IMF managing director Christine Lagarde must wait other month to learn if she will be investigated over her role in the handling of a lawsuit by business tycoon Bernard Tapie in 2008, when she was France's finance minister.
On Friday morning, France's Court of Justice of the Republic, which decides whether ministers can be probed over alleged offenses committed in office, postponed its decision on the matter until August 4.
The allegations concern a 285 million euro state compensation payment made to businessman and former government minister Bernard Tapie, to settle a dispute between himself and the Credit Lyonnais bank, which was then owned by the state.
The court had already postponed its decision from June to July, when Lagarde traveled to Washington to take up her new post as managing director of the IMF, writes Agence France Presse.

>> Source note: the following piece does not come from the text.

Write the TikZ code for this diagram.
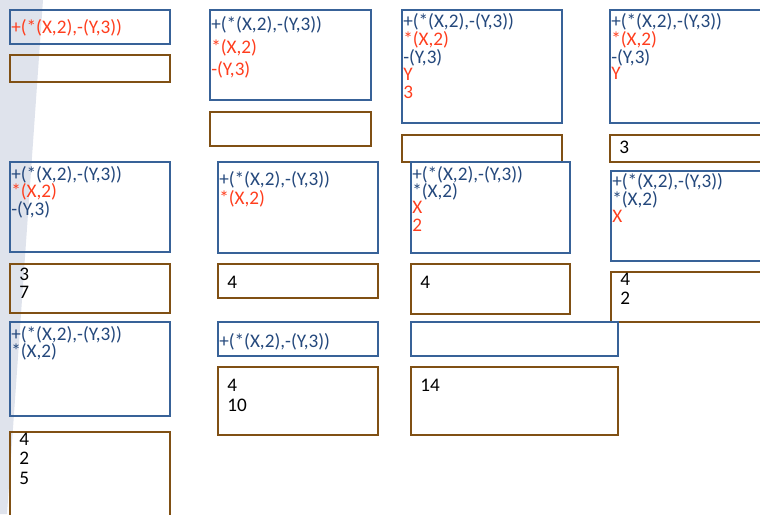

At the time, Tapie had challenged the handling by Credit Lyonnais of the 1993 sale of sportswear company Adidas, which he owned. Lagarde is accused of ignoring expert advice to challenge the compensation amount determined at arbitration, which some said was too generous.
She denied any wrongdoing, and this week told France-24 television that regardless of the court's decision, she would have “the exact same confidence, and same sense of calm”.
The Associated Press said the court had pushed back its decision because one of the judges on the three-member panel recused himself, but the reason remained unclear.
Lagarde could face a fine of up to 75,000 euros and a five-year prison sentence if found guilty.
Lagarde took the IMF helm after her predecessor, Dominique Strauss-Kahn, resigned to face charges of sexual assault in New York.